Born January 2, 1901, in the Bells Chapel community in Gibson County, Tennessee, Claude White joined the US Navy in September 1920. On December 7, 1941, he was chief water tender on the battleship USS Oklahoma which was moored at Ford Island, Pearl Harbor, Hawaii, when air forces of the Imperial Japanese Navy attacked.
Chief water tender is an archaic Navy rating from the days of coal-fired steam-powered ships. The rating existed from 1884 to 1948 for the crewman responsible for taking charge of the boiler room, it’s equipment, and the sailors who stoked the coal fires, the firemen. Chief water tender is equivalent to today’s petty officer first class. As the Navy phased out steam-powered ships, chief water tender was folded into the machinist’s mate rating. The Navy’s last steam-powered ship, aircraft carrier USS Kitty Hawk, was decommissioned in 2009.

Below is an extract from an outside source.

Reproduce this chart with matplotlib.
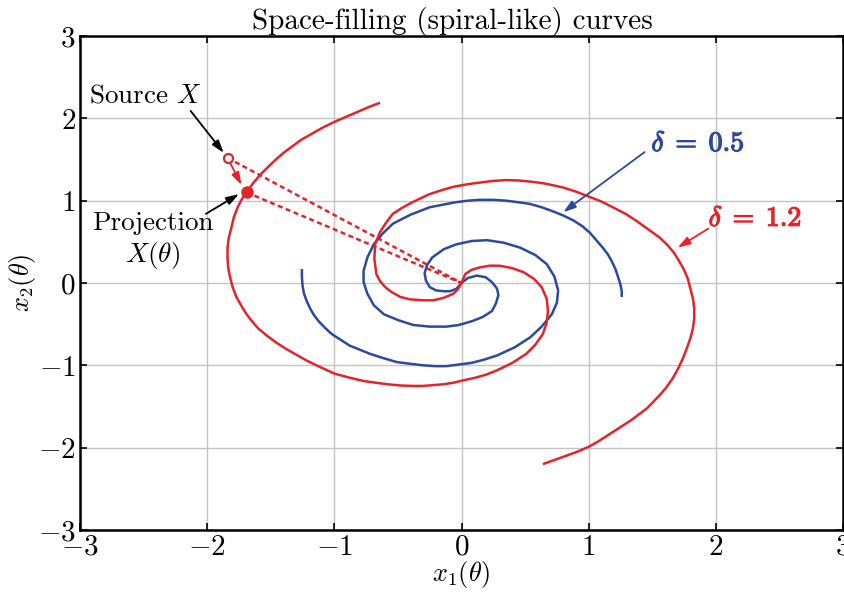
import matplotlib
matplotlib.use("Agg")
import matplotlib.pyplot as plt
import matplotlib.patheffects as pe

plt.rcParams["font.family"] = "cmr10"
plt.rcParams["mathtext.fontset"] = "cm"
plt.rcParams["axes.formatter.use_mathtext"] = True

RED = "#e4232a"
BLUE = "#2c4a9c"

# spiral arms (center -> outer end)
blue_a_x = [0.00, 0.05, 0.12, 0.19, 0.24, 0.28, 0.29, 0.27, 0.24, 0.17, 0.09, -0.02, -0.12, -0.25,
            -0.38, -0.50, -0.61, -0.69, -0.74, -0.77, -0.77, -0.74, -0.69, -0.62, -0.54, -0.40,
            -0.25, -0.05, 0.05, 0.145, 0.25, 0.35, 0.45, 0.54, 0.63, 0.72, 0.80, 0.88, 0.95, 1.01,
            1.06, 1.11, 1.15, 1.18, 1.21, 1.23, 1.25, 1.26, 1.26]
blue_a_y = [0.00, 0.06, 0.09, 0.07, 0.01, -0.07, -0.15, -0.25, -0.34, -0.41, -0.46, -0.51, -0.53, -0.53,
            -0.51, -0.45, -0.38, -0.27, -0.13, 0.01, 0.15, 0.31, 0.47, 0.60, 0.72, 0.83,
            0.92, 0.98, 1.00, 1.01, 1.01, 1.00, 0.98, 0.96, 0.92, 0.87, 0.82, 0.76, 0.69, 0.61,
            0.52, 0.43, 0.35, 0.27, 0.17, 0.08, -0.02, -0.10, -0.17]

blue_b_x = [0.00, -0.04, -0.09, -0.14, -0.20, -0.25, -0.28, -0.29, -0.27, -0.23, -0.14, -0.04, 0.08,
            0.20, 0.33, 0.46, 0.58, 0.67, 0.73, 0.76, 0.75, 0.71, 0.63, 0.54, 0.42, 0.28, 0.18, 0.08,
            -0.02, -0.12, -0.21, -0.30, -0.41, -0.51, -0.62, -0.72, -0.80, -0.88, -0.95, -1.02,
            -1.07, -1.12, -1.16, -1.19, -1.22, -1.24, -1.25, -1.255, -1.255]
blue_b_y = [0.00, -0.07, -0.10, -0.10, -0.09, -0.05, 0.03, 0.12, 0.22, 0.31, 0.41, 0.47, 0.51,
            0.52, 0.49, 0.43, 0.34, 0.23, 0.08, -0.09, -0.24, -0.38, -0.53, -0.66, -0.78, -0.88, -0.93, -0.97,
            -0.99, -1.01, -1.01, -1.00, -0.98, -0.96, -0.91, -0.86, -0.81, -0.76, -0.69, -0.62,
            -0.55, -0.47, -0.39, -0.31, -0.21, -0.12, -0.03, 0.07, 0.17]

red_p_x = [0.00, 0.03, 0.08, 0.145, 0.22, 0.30, 0.40, 0.49, 0.57, 0.63, 0.67, 0.68, 0.67, 0.64, 0.58,
           0.51, 0.40, 0.28, 0.20, 0.11, 0.02, -0.06, -0.14, -0.22, -0.30, -0.38, -0.48, -0.58,
           -0.68, -0.77, -0.88, -1.00, -1.07, -1.14, -1.22, -1.30, -1.38, -1.46, -1.53, -1.60,
           -1.65, -1.69, -1.73, -1.77, -1.80, -1.82, -1.835, -1.84, -1.84, -1.83, -1.81, -1.79,
           -1.76, -1.73, -1.69, -1.64, -1.58, -1.52, -1.46, -1.40, -1.33, -1.26, -1.18, -1.10,
           -1.01, -0.92, -0.83, -0.74, -0.64]
red_p_y = [0.00, 0.11, 0.16, 0.19, 0.21, 0.21, 0.18, 0.13, 0.05, -0.05, -0.19, -0.34, -0.48, -0.62, -0.75,
           -0.86, -0.97, -1.06, -1.11, -1.15, -1.18, -1.21, -1.23, -1.24, -1.25, -1.25, -1.245, -1.23,
           -1.21, -1.19, -1.15, -1.10, -1.05, -1.00, -0.94, -0.87, -0.80, -0.72, -0.64, -0.55,
           -0.46, -0.38, -0.28, -0.17, -0.05, 0.07, 0.19, 0.31, 0.43, 0.55, 0.67, 0.80,
           0.92, 1.01, 1.10, 1.21, 1.32, 1.41, 1.50, 1.58, 1.66, 1.74, 1.81, 1.88,
           1.95, 2.01, 2.07, 2.13, 2.19]

red_q_x = [0.00, -0.03, -0.064, -0.14, -0.22, -0.30, -0.40, -0.48, -0.55, -0.60, -0.64, -0.67, -0.685,
           -0.68, -0.64, -0.59, -0.54, -0.47, -0.40, -0.32, -0.25, -0.15, -0.06, 0.05, 0.145, 0.25,
           0.35, 0.45, 0.55, 0.65, 0.80, 0.90, 1.00, 1.10, 1.19, 1.29, 1.38, 1.47, 1.56, 1.62, 1.67,
           1.71, 1.75, 1.78, 1.80, 1.82, 1.83, 1.83, 1.82, 1.80, 1.77, 1.74, 1.70, 1.66, 1.61, 1.56,
           1.51, 1.46, 1.40, 1.34, 1.28, 1.22, 1.15, 1.08, 1.00, 0.91, 0.82, 0.73, 0.64]
red_q_y = [0.00, -0.08, -0.13, -0.18, -0.21, -0.21, -0.20, -0.17, -0.11, -0.05, 0.02, 0.11, 0.29,
           0.47, 0.62, 0.74, 0.84, 0.91, 0.97, 1.03, 1.08, 1.13, 1.17, 1.20, 1.22, 1.24,
           1.25, 1.245, 1.23, 1.21, 1.16, 1.11, 1.05, 0.99, 0.92, 0.84, 0.75, 0.65, 0.55, 0.46, 0.37,
           0.27, 0.16, 0.05, -0.07, -0.19, -0.31, -0.43, -0.55, -0.67, -0.80, -0.92, -1.05, -1.16, -1.27, -1.36,
           -1.44, -1.52, -1.59, -1.66, -1.72, -1.78, -1.85, -1.92, -1.99, -2.05, -2.10, -2.15, -2.20]

source_pt = (-1.84, 1.52)
proj_pt = (-1.69, 1.10)
ticks = [-3, -2, -1, 0, 1, 2, 3]

fig = plt.figure(figsize=(8.45, 5.93), dpi=100)
ax = fig.add_axes([80 / 845, 1 - 530 / 593, 763 / 845, 494 / 593])

ax.grid(True, color="#c4c4c4", lw=1.0)
ax.set_axisbelow(True)

# dotted lines from source / projection to the origin
for px, py in (source_pt, proj_pt):
    ax.plot([px, 0], [py, 0], color=RED, lw=1.8, ls=(0, (2.0, 1.4)), zorder=2)

line_kw = dict(lw=1.8, zorder=3, solid_joinstyle="round", solid_capstyle="butt")
ax.plot(blue_a_x, blue_a_y, color=BLUE, **line_kw)
ax.plot(blue_b_x, blue_b_y, color=BLUE, **line_kw)
ax.plot(red_p_x, red_p_y, color=RED, **line_kw)
ax.plot(red_q_x, red_q_y, color=RED, **line_kw)

ax.plot(*source_pt, "o", ms=6.5, mfc="white", mec=RED, mew=1.6, zorder=5)
ax.plot(*proj_pt, "o", ms=8, mfc=RED, mec=RED, zorder=5)

arrow_kw = dict(arrowstyle="-|>,head_length=0.75,head_width=0.24", lw=1.3, shrinkA=0, shrinkB=0)
ax.annotate("", xy=(-1.73, 1.19), xytext=(-1.82, 1.46),
            arrowprops=dict(color=RED, **arrow_kw), zorder=6)
ax.annotate("", xy=(-1.87, 1.58), xytext=(-2.13, 2.09), arrowprops=dict(color="black", **arrow_kw))
ax.annotate("", xy=(-1.75, 1.08), xytext=(-2.01, 0.84), arrowprops=dict(color="black", **arrow_kw))
ax.annotate("", xy=(0.80, 0.86), xytext=(1.44, 1.59), arrowprops=dict(color=BLUE, **arrow_kw))
ax.annotate("", xy=(1.70, 0.43), xytext=(1.94, 0.66), arrowprops=dict(color=RED, **arrow_kw))

ax.text(-2.49, 2.27, r"Source $X$", fontsize=19.5, ha="center", va="center")
ax.text(-2.43, 0.51, "Projection\n" + r"$X(\theta)$", fontsize=19.5, ha="center", va="center",
        multialignment="center", linespacing=1.25)
ax.text(1.86, 1.69, r"$\mathbf{\delta\;=\;0.5}$", fontsize=20, color=BLUE,
        ha="center", va="center", path_effects=[pe.withStroke(linewidth=0.9, foreground=BLUE)])
ax.text(2.31, 0.78, r"$\mathbf{\delta\;=\;1.2}$", fontsize=20, color=RED,
        ha="center", va="center", path_effects=[pe.withStroke(linewidth=0.9, foreground=RED)])

ax.set_xlim(-3, 3)
ax.set_ylim(-3, 3)
ax.set_xticks(ticks)
ax.set_yticks(ticks)
ax.tick_params(direction="in", length=5, width=1.2, labelsize=21, top=True, right=True, pad=3)
for s in ax.spines.values():
    s.set_linewidth(1.8)

ax.set_title("Space-filling (spiral-like) curves", fontsize=21, pad=5, x=0.488)
ax.set_xlabel(r"$x_1(\theta)$", fontsize=19, labelpad=-1)
ax.set_ylabel(r"$x_2(\theta)$", fontsize=19, labelpad=0)

fig.savefig("out.png", dpi=100)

The Oklahoma was a 27,500-ton Nevada class battleship built at Camden, New Jersey, and commissioned to the US Atlantic Fleet in May 1916. In 1921, the battleship joined the US Pacific Fleet. She was modernized from 1927 to 1929 and rejoined the Pacific Fleet in 1930. In 1940, Oklahoma’s home port was shifted to Pearl Harbor, Hawaii. She was at Pearl Harbor when the Japanese attacked on December 7, 1941. She was hit by a great number of Japanese aerial torpedoes which tore her port side open. Oklahoma rolled over and sank to the harbor bottom, with the loss of 429 of her crew including Claude White.
Technically, Claude was missing in action, presumed dead. From December 1941 to June 1944, Navy personnel recovered the remains of the deceased crew of the Oklahoma, which were subsequently interred in the Halawa and Nu’uanu Cemeteries in Hawaii. In the fall of 1947, the dead from the Oklahoma were disinterred for the first time and transferred to American Graves Registration Service Central Identification Laboratory at Schofield Barracks on the island of Oahu.

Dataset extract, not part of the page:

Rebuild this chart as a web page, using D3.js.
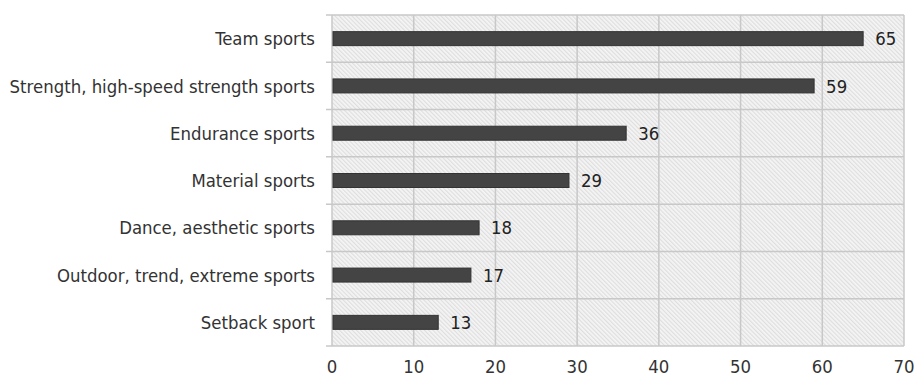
<!DOCTYPE html>
<html><head><meta charset="utf-8">
<script src="https://cdn.jsdelivr.net/npm/d3@7"></script>
<style>body{margin:0;background:#fff}</style>
</head><body>
<svg id="c" width="916" height="379"></svg>
<script>
const categories = ["Team sports","Strength, high-speed strength sports","Endurance sports","Material sports","Dance, aesthetic sports","Outdoor, trend, extreme sports","Setback sport"];
const values = [65,59,36,29,18,17,13];
const xTicks = [0,10,20,30,40,50,60,70];

const svg = d3.select("#c");
const m = {l:332, r:904, t:15, b:346};
const font = "'DejaVu Sans Condensed','DejaVu Sans',sans-serif";
const fs = 18.4;
const x = d3.scaleLinear().domain([0,70]).range([m.l,m.r]);
const y = d3.scaleBand().domain(categories).range([m.t,m.b]).paddingInner(0).paddingOuter(0);

const defs = svg.append("defs");
const pat = defs.append("pattern").attr("id","hatch").attr("patternUnits","userSpaceOnUse")
  .attr("width",3).attr("height",3).attr("patternTransform","rotate(-45)");
pat.append("rect").attr("width",3).attr("height",3).attr("fill","#f5f5f5");
pat.append("rect").attr("x",0).attr("width",1.2).attr("height",3).attr("fill","#dedede");

svg.append("rect").attr("x",m.l).attr("y",m.t).attr("width",m.r-m.l).attr("height",m.b-m.t).attr("fill","url(#hatch)");

const grid = "#c8c8c8";
svg.append("g").selectAll("line").data(xTicks).join("line")
  .attr("x1",d=>x(d)).attr("x2",d=>x(d)).attr("y1",m.t).attr("y2",m.b)
  .attr("stroke",grid).attr("stroke-width",1.5);
const bounds = categories.map(c=>y(c)).concat([m.b]);
svg.append("g").selectAll("line").data(bounds).join("line")
  .attr("x1",m.l-6).attr("x2",m.r).attr("y1",d=>d).attr("y2",d=>d)
  .attr("stroke",grid).attr("stroke-width",1.5);

const bh = 14;
svg.append("g").selectAll("rect").data(values).join("rect")
  .attr("x",x(0)+1).attr("y",(d,i)=>y(categories[i])+y.bandwidth()/2-bh/2)
  .attr("width",d=>x(d)-x(0)-1).attr("height",bh)
  .attr("fill","#444").attr("stroke","#333").attr("stroke-width",1);

svg.append("g").selectAll("text").data(values).join("text")
  .attr("x",d=>x(d)+12).attr("y",(d,i)=>y(categories[i])+y.bandwidth()/2)
  .attr("dy","0.36em").attr("font-family",font).attr("font-size",fs).attr("fill","#222")
  .text(d=>d);

svg.append("g").selectAll("text").data(categories).join("text")
  .attr("x",m.l-17).attr("y",d=>y(d)+y.bandwidth()/2).attr("dy","0.36em")
  .attr("text-anchor","end").attr("font-family",font).attr("font-size",fs).attr("fill","#333")
  .text(d=>d);

svg.append("g").selectAll("text").data(xTicks).join("text")
  .attr("x",d=>x(d)).attr("y",366).attr("dy","0.36em").attr("text-anchor","middle")
  .attr("font-family",font).attr("font-size",fs).attr("fill","#333")
  .text(d=>d);
</script>
</body></html>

In 1947, only 35 men from the Oklahoma could be identified. The AGRS buried the rest, classified as non-recoverable, at the National Memorial Cemetery of the Pacific (NMCP), known as the Punchbowl, in Honolulu. Between June and November 2015, Navy personnel again disinterred the Oklahoma Unknowns for analysis.

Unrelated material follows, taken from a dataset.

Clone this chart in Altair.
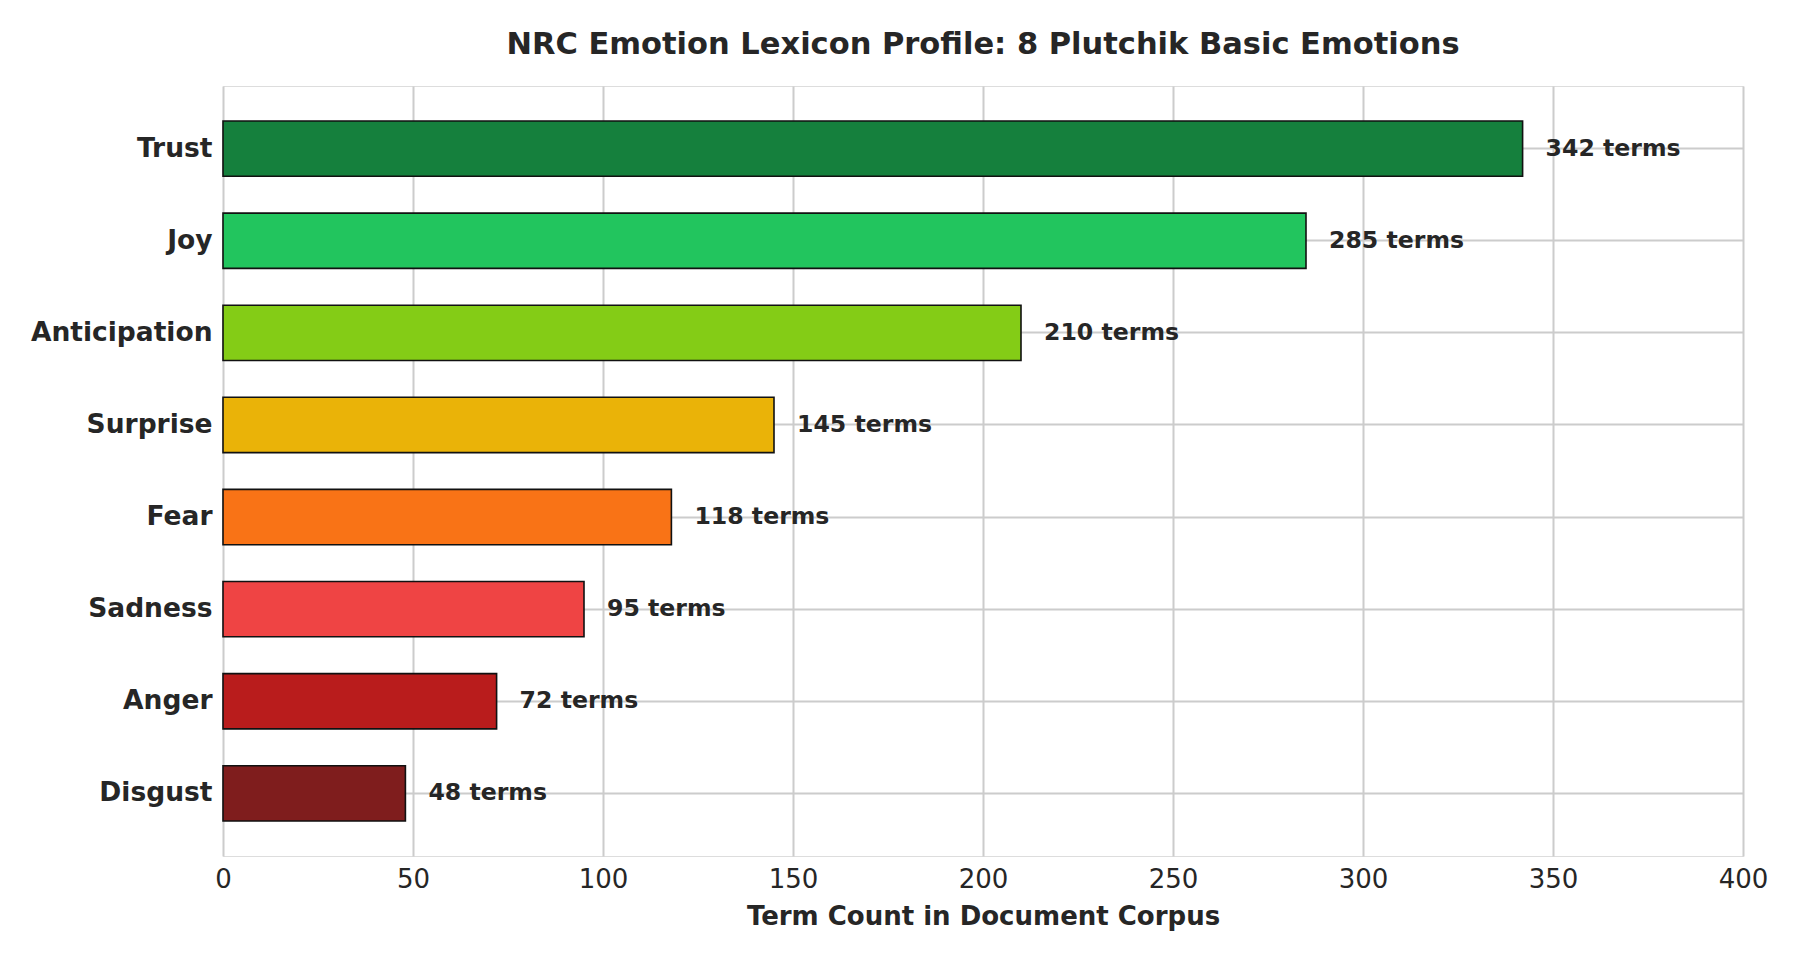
import altair as alt
import pandas as pd

emotions = ["Trust", "Joy", "Anticipation", "Surprise", "Fear", "Sadness", "Anger", "Disgust"]
counts = [342, 285, 210, 145, 118, 95, 72, 48]
colors = ["#15803d", "#22c55e", "#84cc16", "#eab308", "#f97316", "#ef4444", "#b91c1c", "#7f1d1d"]
x_ticks = [0, 50, 100, 150, 200, 250, 300, 350, 400]

df = pd.DataFrame({
    "emotion": emotions,
    "count": counts,
    "color": colors,
    "label": [f"{c} terms" for c in counts],
})

FONT = "DejaVu Sans"
TXT = "#262626"

y_enc = alt.Y(
    "emotion:N",
    sort=emotions,
    scale=alt.Scale(paddingInner=0.4, paddingOuter=0.38),
    axis=alt.Axis(
        title=None,
        bandPosition=0.5,
        labelFont=FONT,
        labelFontSize=26.5,
        labelFontWeight="bold",
        labelColor=TXT,
        labelPadding=11,
        labelLimit=500,
        ticks=False,
        domain=False,
        grid=True,
        gridColor="#cccccc",
        gridWidth=2,
    ),
)

x_enc = alt.X(
    "count:Q",
    scale=alt.Scale(domain=[0, 400], nice=False),
    axis=alt.Axis(
        values=x_ticks,
        title="Term Count in Document Corpus",
        titleFont=FONT,
        titleFontSize=26,
        titleFontWeight="bold",
        titleColor=TXT,
        titlePadding=11,
        labelFont=FONT,
        labelFontSize=26,
        labelColor=TXT,
        labelPadding=10,
        labelFlush=False,
        ticks=False,
        domain=False,
        grid=True,
        gridColor="#cccccc",
        gridWidth=2,
    ),
)

bars = alt.Chart(df).mark_bar(stroke="#111111", strokeWidth=1.6).encode(
    x=x_enc,
    y=y_enc,
    color=alt.Color("color:N", scale=None),
)

labels = alt.Chart(df).mark_text(
    align="left", baseline="middle", dx=23, font=FONT, fontSize=23.6,
    fontWeight="bold", color=TXT,
).encode(
    x=alt.X("count:Q"),
    y=alt.Y("emotion:N", sort=emotions),
    text="label:N",
)

chart = (bars + labels).properties(
    width=1520,
    height=770,
    title=alt.TitleParams(
        "NRC Emotion Lexicon Profile: 8 Plutchik Basic Emotions",
        font=FONT, fontSize=30.5, fontWeight="bold", color=TXT,
        anchor="middle", offset=26,
    ),
    autosize=alt.AutoSizeParams(type="none"),
    padding={"left": 215, "top": 78, "right": 40, "bottom": 100},
).configure_view(
    stroke="#cccccc", strokeWidth=2.6,
).configure(background="white")

chart.save("out.html", embed_options={"renderer": "svg", "actions": False})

The Defense POW/MIA Accounting Agency (DPAA) announced February 25, 2021, the remains of Claude White were accounted for on January 4, 2021. Scientists from DPAA and the Armed Forces Medical Examiner System used anthropological analysis, mitochondrial DNA (mtDNA), and Y chromosome DNA (Y-STR) to identify Claude. It is the mission of the DPAA to identify all missing US service members.
Chief Water Tender Claude White will be buried with full military honors at 2:00 PM on April 19, 2022, in the cemetery at Bell’s Chapel Cumberland Presbyterian Church near the place of his birth in rural Gibson County, Tennessee. His grandparents, Elijah B. Trosper and Martha Needham Trosper, were charter members of the Bells Chapel Cumberland Presbyterian Church (West Tennessee Presbytery). Claude’s parents as well as a number of siblings already lie in the Bells Chapel cemetery.
Before the 2015 disinterment of the Oklahoma Unknowns, which marked the beginning of Project Oklahoma, 388 service members were unaccounted for. Since then, 355 have been individually identified.